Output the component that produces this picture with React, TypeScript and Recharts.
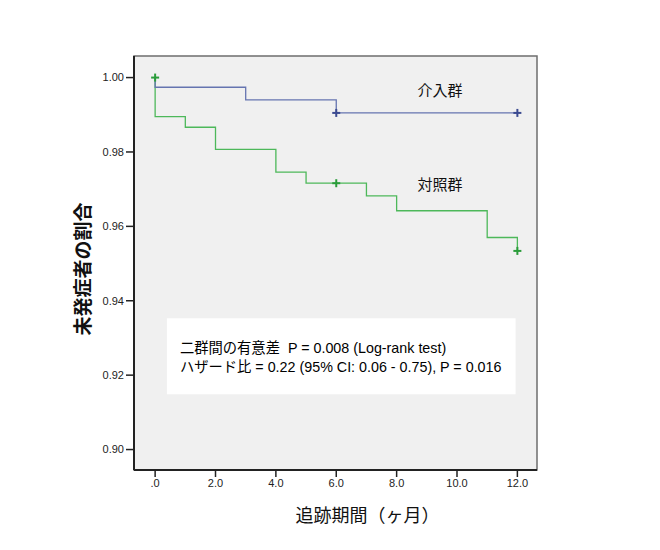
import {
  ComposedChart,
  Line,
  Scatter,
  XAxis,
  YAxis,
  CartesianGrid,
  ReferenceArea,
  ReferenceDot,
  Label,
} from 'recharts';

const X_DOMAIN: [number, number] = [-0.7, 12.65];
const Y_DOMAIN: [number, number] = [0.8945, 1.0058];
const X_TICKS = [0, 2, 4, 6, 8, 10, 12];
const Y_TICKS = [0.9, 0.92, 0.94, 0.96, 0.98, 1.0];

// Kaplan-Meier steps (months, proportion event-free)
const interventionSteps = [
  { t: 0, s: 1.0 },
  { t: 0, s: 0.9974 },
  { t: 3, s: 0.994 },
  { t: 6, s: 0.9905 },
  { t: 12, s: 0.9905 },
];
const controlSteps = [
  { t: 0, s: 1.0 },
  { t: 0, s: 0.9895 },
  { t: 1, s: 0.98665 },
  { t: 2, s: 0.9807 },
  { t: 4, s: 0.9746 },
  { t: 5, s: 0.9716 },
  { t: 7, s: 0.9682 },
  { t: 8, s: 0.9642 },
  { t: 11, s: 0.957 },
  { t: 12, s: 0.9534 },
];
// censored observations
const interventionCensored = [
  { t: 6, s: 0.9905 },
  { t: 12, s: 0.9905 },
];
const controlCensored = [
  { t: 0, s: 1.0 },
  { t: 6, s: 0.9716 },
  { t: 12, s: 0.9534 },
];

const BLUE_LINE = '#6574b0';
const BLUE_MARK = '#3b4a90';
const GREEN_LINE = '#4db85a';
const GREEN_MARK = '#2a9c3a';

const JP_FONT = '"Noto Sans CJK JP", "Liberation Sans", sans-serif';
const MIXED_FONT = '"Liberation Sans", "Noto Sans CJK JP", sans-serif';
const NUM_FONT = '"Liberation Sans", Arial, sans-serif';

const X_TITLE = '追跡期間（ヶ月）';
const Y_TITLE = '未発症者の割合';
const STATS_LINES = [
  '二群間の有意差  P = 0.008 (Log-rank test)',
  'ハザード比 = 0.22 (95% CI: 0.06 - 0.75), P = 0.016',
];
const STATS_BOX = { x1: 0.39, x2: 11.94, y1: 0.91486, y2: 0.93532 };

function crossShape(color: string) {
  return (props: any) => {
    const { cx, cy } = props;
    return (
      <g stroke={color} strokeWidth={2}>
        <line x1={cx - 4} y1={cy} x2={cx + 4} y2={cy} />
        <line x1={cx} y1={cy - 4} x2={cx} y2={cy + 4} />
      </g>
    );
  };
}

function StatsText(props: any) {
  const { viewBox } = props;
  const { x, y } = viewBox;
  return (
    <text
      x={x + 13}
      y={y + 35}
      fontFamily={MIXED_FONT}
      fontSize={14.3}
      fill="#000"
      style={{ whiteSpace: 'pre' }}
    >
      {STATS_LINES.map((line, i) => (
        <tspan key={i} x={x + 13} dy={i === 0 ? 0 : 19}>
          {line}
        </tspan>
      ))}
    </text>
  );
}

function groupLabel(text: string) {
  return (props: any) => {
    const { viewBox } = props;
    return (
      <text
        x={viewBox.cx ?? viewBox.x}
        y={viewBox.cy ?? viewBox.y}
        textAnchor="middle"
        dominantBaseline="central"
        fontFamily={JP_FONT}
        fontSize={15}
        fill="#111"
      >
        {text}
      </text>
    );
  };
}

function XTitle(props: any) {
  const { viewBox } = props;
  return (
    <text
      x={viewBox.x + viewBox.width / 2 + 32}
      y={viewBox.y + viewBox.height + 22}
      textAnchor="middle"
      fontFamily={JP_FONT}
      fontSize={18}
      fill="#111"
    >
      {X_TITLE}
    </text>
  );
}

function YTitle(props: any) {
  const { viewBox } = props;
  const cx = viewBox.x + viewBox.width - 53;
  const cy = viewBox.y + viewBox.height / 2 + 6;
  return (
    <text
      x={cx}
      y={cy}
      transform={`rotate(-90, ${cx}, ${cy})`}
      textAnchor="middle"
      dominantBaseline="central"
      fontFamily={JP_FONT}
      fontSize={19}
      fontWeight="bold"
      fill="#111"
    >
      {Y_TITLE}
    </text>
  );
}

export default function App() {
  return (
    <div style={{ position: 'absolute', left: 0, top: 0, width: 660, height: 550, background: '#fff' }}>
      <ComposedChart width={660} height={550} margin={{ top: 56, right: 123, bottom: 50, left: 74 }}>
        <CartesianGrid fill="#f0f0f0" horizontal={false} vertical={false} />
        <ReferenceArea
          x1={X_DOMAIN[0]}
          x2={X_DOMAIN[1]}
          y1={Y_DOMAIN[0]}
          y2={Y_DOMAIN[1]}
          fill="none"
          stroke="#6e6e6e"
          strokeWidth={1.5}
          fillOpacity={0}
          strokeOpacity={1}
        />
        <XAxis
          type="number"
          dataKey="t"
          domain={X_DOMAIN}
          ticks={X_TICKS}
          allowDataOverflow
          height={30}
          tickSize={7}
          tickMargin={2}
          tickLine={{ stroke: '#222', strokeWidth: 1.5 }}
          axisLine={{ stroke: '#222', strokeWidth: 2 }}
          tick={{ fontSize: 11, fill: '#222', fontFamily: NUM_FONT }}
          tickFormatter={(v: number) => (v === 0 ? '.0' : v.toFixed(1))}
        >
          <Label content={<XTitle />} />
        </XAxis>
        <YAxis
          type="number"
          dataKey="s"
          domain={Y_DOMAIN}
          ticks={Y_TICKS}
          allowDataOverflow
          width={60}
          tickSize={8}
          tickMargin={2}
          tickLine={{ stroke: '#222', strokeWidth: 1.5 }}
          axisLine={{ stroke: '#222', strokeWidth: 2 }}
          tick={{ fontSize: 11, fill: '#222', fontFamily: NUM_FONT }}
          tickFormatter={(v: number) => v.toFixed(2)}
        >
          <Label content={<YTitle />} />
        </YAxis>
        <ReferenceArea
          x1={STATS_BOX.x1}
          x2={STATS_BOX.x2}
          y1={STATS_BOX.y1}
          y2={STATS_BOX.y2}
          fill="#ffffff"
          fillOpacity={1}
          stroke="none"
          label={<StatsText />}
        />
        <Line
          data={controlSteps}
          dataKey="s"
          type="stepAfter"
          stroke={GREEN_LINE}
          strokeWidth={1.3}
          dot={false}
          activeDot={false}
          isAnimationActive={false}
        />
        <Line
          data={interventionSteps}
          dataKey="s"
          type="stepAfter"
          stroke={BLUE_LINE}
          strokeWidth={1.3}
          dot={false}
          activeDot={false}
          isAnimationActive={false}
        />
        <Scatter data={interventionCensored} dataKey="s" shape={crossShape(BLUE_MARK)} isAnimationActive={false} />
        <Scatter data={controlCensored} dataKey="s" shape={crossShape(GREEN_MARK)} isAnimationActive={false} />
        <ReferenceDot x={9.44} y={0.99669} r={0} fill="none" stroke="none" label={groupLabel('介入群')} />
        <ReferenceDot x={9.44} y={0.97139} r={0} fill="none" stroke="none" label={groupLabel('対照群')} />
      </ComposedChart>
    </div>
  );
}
+++
_GOAL:_ Give back exactly the lines from the first line of the data through the line with "const Y_TICKS = [0.9, 0.92, 0.94, 0.96, 0.98, 1.0];", pictures excluded.

_EXERCISE RESULT:_
Output the component that produces this picture with React, TypeScript and Recharts.
import {
  ComposedChart,
  Line,
  Scatter,
  XAxis,
  YAxis,
  CartesianGrid,
  ReferenceArea,
  ReferenceDot,
  Label,
} from 'recharts';

const X_DOMAIN: [number, number] = [-0.7, 12.65];
const Y_DOMAIN: [number, number] = [0.8945, 1.0058];
const X_TICKS = [0, 2, 4, 6, 8, 10, 12];
const Y_TICKS = [0.9, 0.92, 0.94, 0.96, 0.98, 1.0];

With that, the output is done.